Infidelity is widely recognized as a significant factor leading to divorce in North America. The same observation applies to the couples in the City of Vaughan and other parts of the Greater Toronto Area. Research findings vary, with reported rates of extramarital affairs ranging from 15% to 40% for women and 30% to 47% for men.
Couple and family therapists have noted that dealing with the aftermath of infidelity poses considerable challenges for both married and common law couples, as well as for dating couples. However, our experience suggests that when both partners are committed to addressing the affair and rebuilding trust within the relationship, the success rate of recovering from an extramarital affair, or any other form of infidelity, is quite high.

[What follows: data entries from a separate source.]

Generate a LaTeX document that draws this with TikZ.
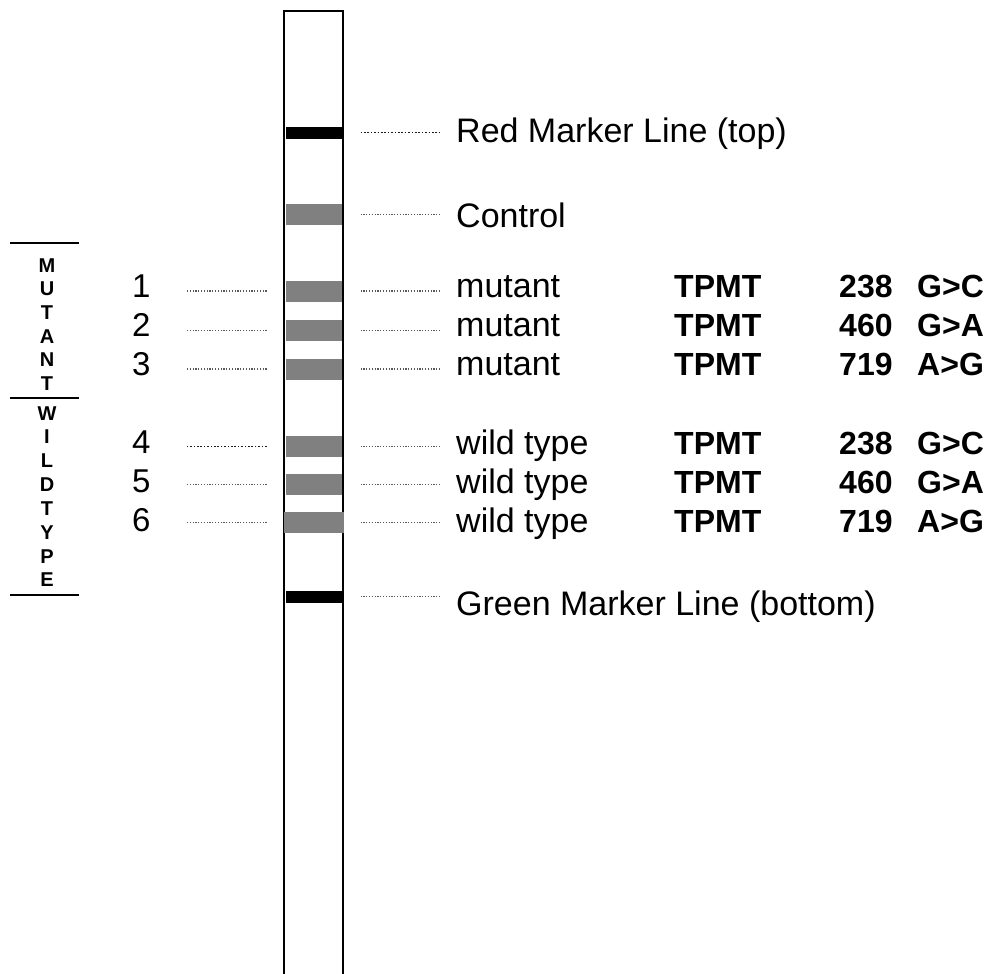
\documentclass[tikz,border=0pt]{standalone}
\usepackage{fontspec}
\setmainfont{Liberation Sans}
\begin{document}
\begin{tikzpicture}[x=1pt,y=-1pt,
  strip/.style={line width=2pt,draw=black},
  band/.style={draw=none,fill=black!50,minimum width=56pt,minimum height=21pt,inner sep=0pt,outer sep=0pt},
  marker/.style={draw=none,fill=black,minimum width=56pt,minimum height=12pt,inner sep=0pt,outer sep=0pt},
  leader/.style={line width=1.3pt,draw=black!65,dash pattern=on 1.2pt off 1.6pt},
  darkleader/.style={line width=1.3pt,draw=black!90,dash pattern=on 1.6pt off 1.8pt},
  lbl/.style={anchor=base west,inner sep=0pt,font=\fontsize{34}{40}\selectfont},
  blbl/.style={anchor=base west,inner sep=0pt,font=\fontsize{32}{38}\selectfont\bfseries},
  num/.style={anchor=base west,inner sep=0pt,font=\fontsize{33}{38}\selectfont},
  letter/.style={anchor=base,inner sep=0pt,font=\fontsize{20}{24}\selectfont\bfseries},
  rule/.style={line width=1.6pt,draw=black}]
\useasboundingbox (0,0) rectangle (991,974);

% test strip, open at the lower end
\draw[strip] (284,990) -- (284,11) -- (343,11) -- (343,990);

% marker lines and reaction bands
\node[marker] (red) at (313.5,132.5) {};
\node[band]   (ctl) at (313.5,214.5) {};
\node[band]   (b1)  at (313.5,291) {};
\node[band]   (b2)  at (313.5,330.5) {};
\node[band]   (b3)  at (313.5,369) {};
\node[band]   (b4)  at (313.5,446.5) {};
\node[band]   (b5)  at (313.5,484.5) {};
\node[band,minimum width=60pt] (b6) at (313.5,522.5) {};
\node[marker] (green) at (313.5,596.5) {};

% right-hand labels
\node[lbl] (tred) at (456,142) {Red Marker Line (top)};
\node[lbl] (tctl) at (456,227) {Control};
\node[lbl] (t1) at (456,297) {mutant};
\node[lbl] (t2) at (456,336) {mutant};
\node[lbl] (t3) at (456,375) {mutant};
\node[lbl] (t4) at (456,454) {wild type};
\node[lbl] (t5) at (456,493) {wild type};
\node[lbl] (t6) at (456,532) {wild type};
\node[lbl] (tgreen) at (456,615) {Green Marker Line (bottom)};

% gene and variant columns
\foreach \y/\pos/\chg [count=\i] in {297/238/G>C,336/460/G>A,375/719/A>G,454/238/G>C,493/460/G>A,532/719/A>G}{
  \node[blbl] (gene\i) at (674,\y) {TPMT};
  \node[blbl] (pos\i) at (839,\y) {\pos};
  \node[blbl] (chg\i) at (917,\y) {\chg};
}

% band numbers on the left
\foreach \y [count=\i] in {297,336,375,453,492,531}
  \node[num] (n\i) at (132,\y) {\i};

% dotted leaders to the right
\draw[darkleader] ([xshift=19pt]red.east) -- ++(79,0);
\foreach \b in {ctl,b1,b2,b3,b4,b5,green}
  \draw[leader] ([xshift=19pt]\b.east) -- ++(79,0);
\draw[leader] ([xshift=17pt]b6.east) -- ++(79,0);

% dotted leaders to the left
\foreach \b in {b1,b2,b3,b5}
  \draw[leader] ([xshift=-19pt]b1.west |- \b.west) -- ++(-80,0);
\draw[darkleader] ([xshift=-19pt]b1.west |- b4.west) -- ++(-80,0);
\draw[leader] ([xshift=-19pt]b1.west |- b6.west) -- ++(-80,0);

% group bracket: MUTANT / WILDTYPE
\coordinate (gtop) at (10,243);
\coordinate (gmid) at (10,398);
\coordinate (gbot) at (10,595);
\draw[rule] (gtop) -- ++(69,0);
\draw[rule] (gmid) -- ++(69,0);
\draw[rule] (gbot) -- ++(69,0);
\foreach \c [count=\i from 0] in {M,U,T,A,N,T}
  \node[letter] (m\i) at (47,272+23.7*\i) {\c};
\foreach \c [count=\i from 0] in {W,I,L,D,T,Y,P,E}
  \node[letter] (w\i) at (47,420+23.85*\i) {\c};
\end{tikzpicture}
\end{document}
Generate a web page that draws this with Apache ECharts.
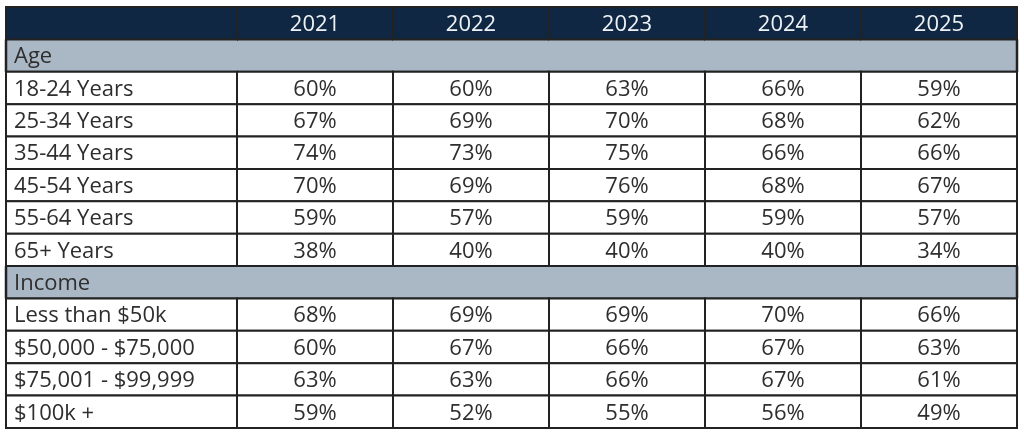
<!DOCTYPE html>
<html lang="en">

<head>
    <meta charset="UTF-8">
    <title>Table</title>
    <style>
        html, body { margin: 0; padding: 0; background: #fff; }
    </style>
</head>

<body>
    <div id="main" style="width: 1024px; height:433px"></div>
    <script src="https://cdn.jsdelivr.net/npm/echarts@6/dist/echarts.min.js"></script>
    <script type="text/javascript">
        // table data
        var years = ['2021', '2022', '2023', '2024', '2025'];
        var ageGroups = ['18-24 Years', '25-34 Years', '35-44 Years', '45-54 Years', '55-64 Years', '65+ Years'];
        var ageValues = [
            [60, 60, 63, 66, 59],
            [67, 69, 70, 68, 62],
            [74, 73, 75, 66, 66],
            [70, 69, 76, 68, 67],
            [59, 57, 59, 59, 57],
            [38, 40, 40, 40, 34]
        ];
        var incomeGroups = ['Less than $50k', '$50,000 - $75,000', '$75,001 - $99,999', '$100k +'];
        var incomeValues = [
            [68, 69, 69, 70, 66],
            [60, 67, 66, 67, 63],
            [63, 63, 66, 67, 61],
            [59, 52, 55, 56, 49]
        ];

        // rows of the table, top to bottom
        var rows = [];
        rows.push({ kind: 'head', label: '', values: years });
        rows.push({ kind: 'section', label: 'Age' });
        ageGroups.forEach(function (g, i) {
            rows.push({ kind: 'item', label: g, values: ageValues[i].map(function (v) { return v + '%'; }) });
        });
        rows.push({ kind: 'section', label: 'Income' });
        incomeGroups.forEach(function (g, i) {
            rows.push({ kind: 'item', label: g, values: incomeValues[i].map(function (v) { return v + '%'; }) });
        });
        var rowNames = rows.map(function (r, i) { return 'r' + i; });

        var HEAD = '#0f2742';
        var SECTION = '#aab8c6';
        var LINE = '#222222';
        var FONT = '"Open Sans", sans-serif';

        var labelCells = [];
        var valueCells = [];
        rows.forEach(function (r, ri) {
            labelCells.push({ value: [0, ri], row: r, text: r.label, col: 0 });
            years.forEach(function (y, ci) {
                valueCells.push({ value: [ci, ri], row: r, text: r.kind === 'section' ? '' : r.values[ci], col: ci });
            });
        });

        function makeRender(cells, isLabel) {
            return function (params, api) {
                var cell = cells[params.dataIndex];
                var p = api.coord([api.value(0), api.value(1)]);
                var s = api.size([1, 1]);
                var x0 = p[0] - s[0] / 2, y0 = p[1] - s[1] / 2, w = s[0], h = s[1];
                var kind = cell.row.kind;
                var children = [];
                var fill = kind === 'head' ? HEAD : (kind === 'section' ? SECTION : '#ffffff');
                if (kind === 'section') {
                    children.push({ type: 'rect', shape: { x: x0, y: y0, width: w, height: h }, style: { fill: fill } });
                    children.push({ type: 'line', shape: { x1: x0 - 1, y1: y0, x2: x0 + w + 1, y2: y0 }, style: { stroke: LINE, lineWidth: 2 } });
                    children.push({ type: 'line', shape: { x1: x0 - 1, y1: y0 + h, x2: x0 + w + 1, y2: y0 + h }, style: { stroke: LINE, lineWidth: 2 } });
                    if (isLabel) {
                        children.push({ type: 'line', shape: { x1: x0, y1: y0, x2: x0, y2: y0 + h }, style: { stroke: LINE, lineWidth: 2.5 } });
                    }
                    if (!isLabel && cell.col === years.length - 1) {
                        children.push({ type: 'line', shape: { x1: x0 + w, y1: y0, x2: x0 + w, y2: y0 + h }, style: { stroke: LINE, lineWidth: 2.5 } });
                    }
                } else {
                    children.push({ type: 'rect', shape: { x: x0, y: y0, width: w, height: h }, style: { fill: fill, stroke: LINE, lineWidth: 2 } });
                }
                if (cell.text) {
                    children.push({
                        type: 'text',
                        style: {
                            x: isLabel ? x0 + 8 : x0 + w / 2,
                            y: y0 + h / 2 + 1.5,
                            text: cell.text,
                            fill: kind === 'head' ? '#eef2f6' : '#2e2e2e',
                            font: '22px ' + FONT,
                            align: isLabel ? 'left' : 'center',
                            verticalAlign: 'middle'
                        }
                    });
                }
                return { type: 'group', children: children };
            };
        }

        var myChart = echarts.init(document.getElementById('main'));

        var option = {
            animation: false,
            grid: [
                { left: 6, width: 231, top: 7, bottom: 5 },
                { left: 237, right: 7, top: 7, bottom: 5 }
            ],
            xAxis: [
                { type: 'category', gridIndex: 0, data: [''], show: false },
                { type: 'category', gridIndex: 1, data: years, show: false }
            ],
            yAxis: [
                { type: 'category', gridIndex: 0, data: rowNames, inverse: true, show: false },
                { type: 'category', gridIndex: 1, data: rowNames, inverse: true, show: false }
            ],
            series: [
                {
                    type: 'custom',
                    xAxisIndex: 1,
                    yAxisIndex: 1,
                    renderItem: makeRender(valueCells, false),
                    data: valueCells.map(function (c) { return c.value; }),
                    silent: true
                },
                {
                    type: 'custom',
                    xAxisIndex: 0,
                    yAxisIndex: 0,
                    renderItem: makeRender(labelCells, true),
                    data: labelCells.map(function (c) { return c.value; }),
                    silent: true
                }
            ]
        };
        myChart.setOption(option);
    </script>

</body>

</html>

This is especially true if the couple is working with a competent marriage counsellor or couples therapist.
An extramarital affair inflicts deep wounds at the very heart of a relationship, eroding trust in its wake. One partner invariably bears the brunt of the emotional injury. If the couple wishes to salvage their relationship, it is beneficial for the injured partner to embark on the journey of forgiveness, aiming to release hurt feelings and resentment. However, it is important to note that while forgiveness can be a potent tool for overcoming the consequences of infidelity, it does not guarantee reconciliation. In some cases, even after forgiveness, partners choose to part ways. More often than not, with the support of an experienced therapist, couples opt to remain together and embark on the path of rebuilding the trust that was once lost.